The Circle allows the dudeitors of the world to get spooked by straw men who embody their generally warped understanding social media’s effect on society. It’s a black-and-white worldview where a serious Twitter habit is just a gateway drug (or slippery slope, as Salmon, who points that Eggers only tweeted twice in his life, put it) to this kind of dystopia.
Mae’s ex-boyfriend Mercer, who builds furniture out of deer antlers, serves as The Circle’s Greek chorus, eventually graduating to rebel hero status. He compares participating in these kind of social networks to wearing a calculator watch—a sign of maladjustment:
“And judgements like ‘like’ and ‘dislike’ and ‘smiles; and ‘frowns’ were limited to junior high. Someone would write a note and it would say, ‘Do you like unicorns and stickers?’ and you’d say, ‘Yeah, I like unicorns and stickers! Smile!’ That kind of thing. But now it’s not just junior high kids who do it, it’s everyone, and it seems to me sometimes I’ve entered some inverted zone, some mirror world where the dorkiest shit in the world is completely dominant. The world had dorkified itself [...]

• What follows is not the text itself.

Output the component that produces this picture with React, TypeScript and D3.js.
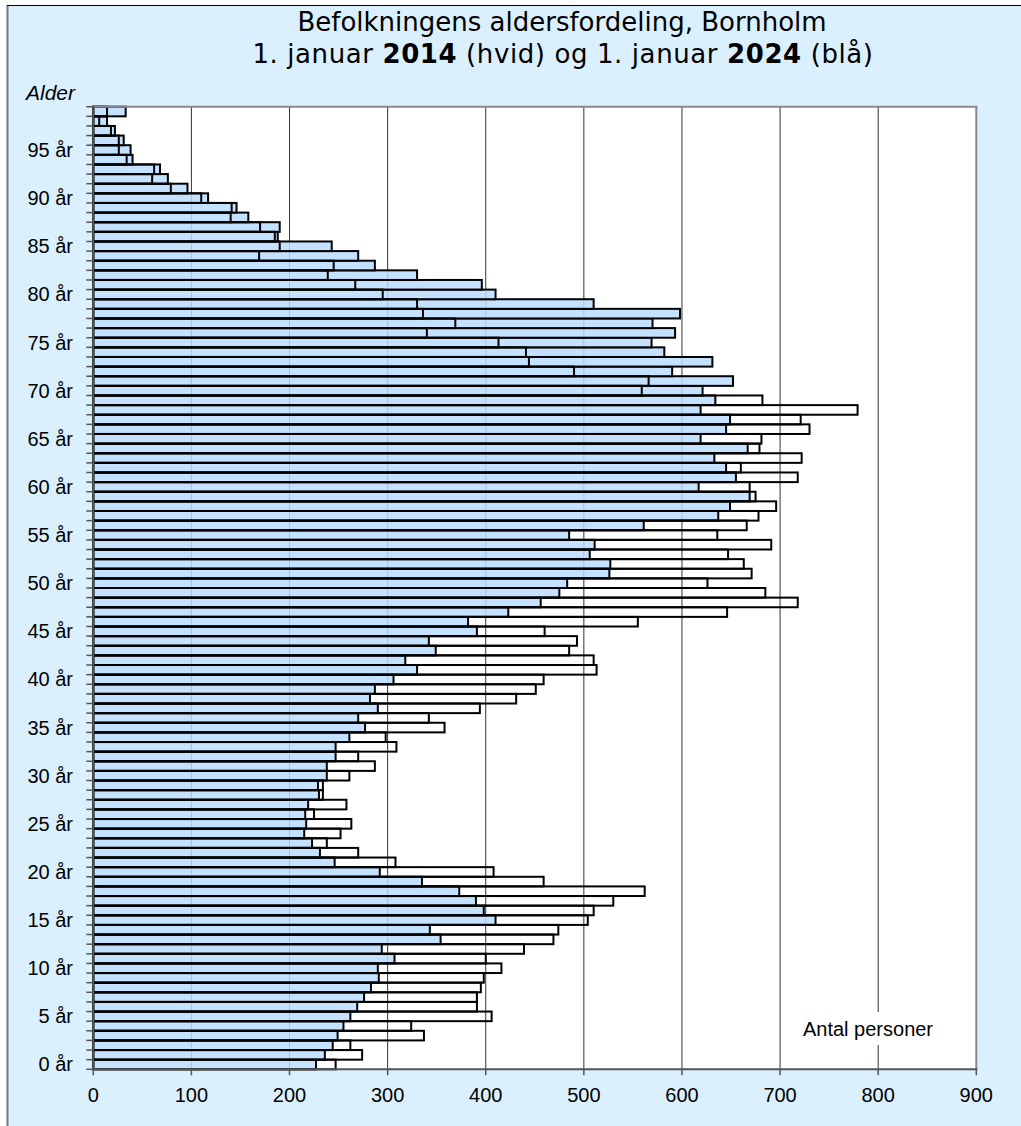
import React from "react";
import * as d3 from "d3";

const ages: number[] = d3.range(0, 100);

// Population 1 Jan 2014 (white bars), index = age
const pop2014: number[] = [
  247, 274, 262, 337, 324, 406, 391, 391, 395, 398,
  416, 400, 439, 469, 474, 504, 510, 530, 562, 459,
  408, 308, 270, 238, 252, 263, 225, 258, 234, 234,
  261, 287, 270, 309, 298, 358, 342, 394, 431, 451,
  459, 513, 510, 485, 493, 460, 555, 646, 718, 685,
  626, 671, 663, 647, 691, 636, 666, 678, 696, 675,
  669, 718, 660, 722, 679, 681, 730, 721, 779, 682,
  559, 566, 490, 444, 441, 413, 340, 369, 336, 330,
  295, 267, 239, 245, 169, 190, 185, 170, 140, 141,
  110, 79, 60, 62, 34, 26, 26, 18, 6, 14,
];

// Population 1 Jan 2024 (blue bars), index = age
const pop2024: number[] = [
  227, 236, 244, 249, 255, 262, 269, 276, 283, 291,
  290, 307, 294, 354, 343, 410, 398, 390, 373, 335,
  292, 246, 231, 223, 215, 217, 216, 219, 230, 229,
  238, 238, 247, 247, 261, 277, 270, 290, 282, 287,
  306, 330, 318, 349, 342, 391, 382, 423, 456, 475,
  483, 526, 527, 506, 511, 485, 561, 637, 649, 669,
  617, 655, 645, 633, 667, 619, 645, 649, 619, 634,
  621, 652, 590, 631, 582, 569, 593, 570, 598, 510,
  410, 396, 330, 287, 270, 243, 188, 190, 158, 146,
  117, 96, 76, 68, 40, 38, 31, 22, 14, 33,
];

const xTicks: number[] = [0, 100, 200, 300, 400, 500, 600, 700, 800, 900];
const yLabelAges: number[] = [0, 5, 10, 15, 20, 25, 30, 35, 40, 45, 50, 55, 60, 65, 70, 75, 80, 85, 90, 95];

const W = 1021;
const H = 1126;
const left = 93.3;
const right = 976.3;
const top = 106.7;
const bottom = 1069.3;

export default function App() {
  const x = d3.scaleLinear().domain([0, 900]).range([left, right]);
  const y = d3
    .scaleBand<number>()
    .domain([...ages].reverse())
    .range([top, bottom])
    .padding(0);
  const bw = y.bandwidth();
  const boundaries = d3.range(0, 101).map((i) => bottom - i * bw);

  const axisFont = "'Liberation Sans', Arial, sans-serif";
  const titleFont = "'DejaVu Sans', Verdana, sans-serif";

  return (
    <svg
      width={W}
      height={H}
      style={{ position: "absolute", left: 0, top: 0, display: "block" }}
    >
      {/* outer panel */}
      <rect x={0} y={0} width={W} height={H} fill="#ffffff" />
      <rect x={7.5} y={5.5} width={W + 10} height={H + 10} fill="#dbf0ff" stroke="none" />
      <line x1={7.5} y1={5} x2={7.5} y2={H} stroke="#777" strokeWidth={2} />
      <line x1={7} y1={5.5} x2={W} y2={5.5} stroke="#000" strokeWidth={1} />

      {/* title */}
      <text x={562} y={31} textAnchor="middle" fontFamily={titleFont} fontSize={26} fill="#000">
        Befolkningens aldersfordeling, Bornholm
      </text>
      <text
        x={563}
        y={63}
        textAnchor="middle"
        fontFamily={titleFont}
        fontSize={26}
        letterSpacing={0.6}
        fill="#000"
      >
        1. januar <tspan fontWeight="bold">2014</tspan> (hvid) og 1. januar{" "}
        <tspan fontWeight="bold">2024</tspan> (blå)
      </text>

      {/* plot background */}
      <rect x={left} y={top} width={right - left} height={bottom - top} fill="#ffffff" />

      {/* gridlines */}
      {xTicks
        .filter((t) => t > 0 && t < 900)
        .map((t) => (
          <line
            key={"g" + t}
            x1={x(t)}
            x2={x(t)}
            y1={top}
            y2={bottom}
            stroke="#333"
            strokeWidth={1}
          />
        ))}

      {/* label box */}
      <rect x={796} y={1012} width={144} height={33} fill="#ffffff" />
      <text x={868} y={1036} textAnchor="middle" fontFamily={axisFont} fontSize={20} fill="#000">
        Antal personer
      </text>

      {/* 2024 bars (blue) */}
      {ages.map((a) => (
        <rect
          key={"b" + a}
          x={x(0)}
          y={y(a)!}
          width={x(pop2024[a]) - x(0)}
          height={bw}
          fill="#badcff"
          fillOpacity={0.85}
          stroke="#000"
          strokeWidth={2}
        />
      ))}

      {/* 2014 bars (white / outline) */}
      {ages.map((a) => (
        <rect
          key={"w" + a}
          x={x(0)}
          y={y(a)!}
          width={x(pop2014[a]) - x(0)}
          height={bw}
          fill="none"
          stroke="#000"
          strokeWidth={2}
        />
      ))}

      {/* plot border top/right */}
      <line x1={left} x2={right + 1} y1={top} y2={top} stroke="#888" strokeWidth={2} />
      <line x1={right} x2={right} y1={top} y2={bottom} stroke="#888" strokeWidth={2} />

      {/* axes */}
      <line x1={left} x2={left} y1={top} y2={bottom + 1} stroke="#555" strokeWidth={2} />
      <line x1={left - 1} x2={right + 1} y1={bottom} y2={bottom} stroke="#555" strokeWidth={2} />

      {/* y ticks */}
      {boundaries.map((b, i) => (
        <line key={"yt" + i} x1={left - 7} x2={left} y1={b} y2={b} stroke="#555" strokeWidth={1.5} />
      ))}
      {/* x ticks */}
      {xTicks.map((t) => (
        <line key={"xt" + t} x1={x(t)} x2={x(t)} y1={bottom} y2={bottom + 6} stroke="#555" strokeWidth={1.5} />
      ))}

      {/* y labels */}
      {yLabelAges.map((a) => (
        <text
          key={"yl" + a}
          x={73}
          y={y(a)! + bw / 2 + 7}
          textAnchor="end"
          fontFamily={axisFont}
          fontSize={20}
          fill="#000"
        >
          {a} år
        </text>
      ))}
      <text x={26} y={100} fontFamily={axisFont} fontSize={21} fontStyle="italic" fill="#000">
        Alder
      </text>

      {/* x labels */}
      {xTicks.map((t) => (
        <text
          key={"xl" + t}
          x={x(t)}
          y={1102}
          textAnchor="middle"
          fontFamily={axisFont}
          fontSize={20}
          fill="#000"
        >
          {t}
        </text>
      ))}
    </svg>
  );
}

“Now the movie stars beg people to follow their Zing feeds. They send pleading messages asking everyone to smile at tem. And holy fuck, the mailing lists! Everyone’s a junk mailer. You know how I spend an hour every day? Thinking of ways to unsubscribe to mailing lists without hurting anyone’s feelings. There’s this new neediness—it pervades everything. [...]
But the tools you guys create actually manufacture unnaturally extreme social needs. No one needs the level of contact you’re purveying. It improves nothing. It’s not nourishing. It’s like snack food.”
Franzen couldn’t have said it better himself.
This post has been updated to clarify that I did not email with Eggers directly.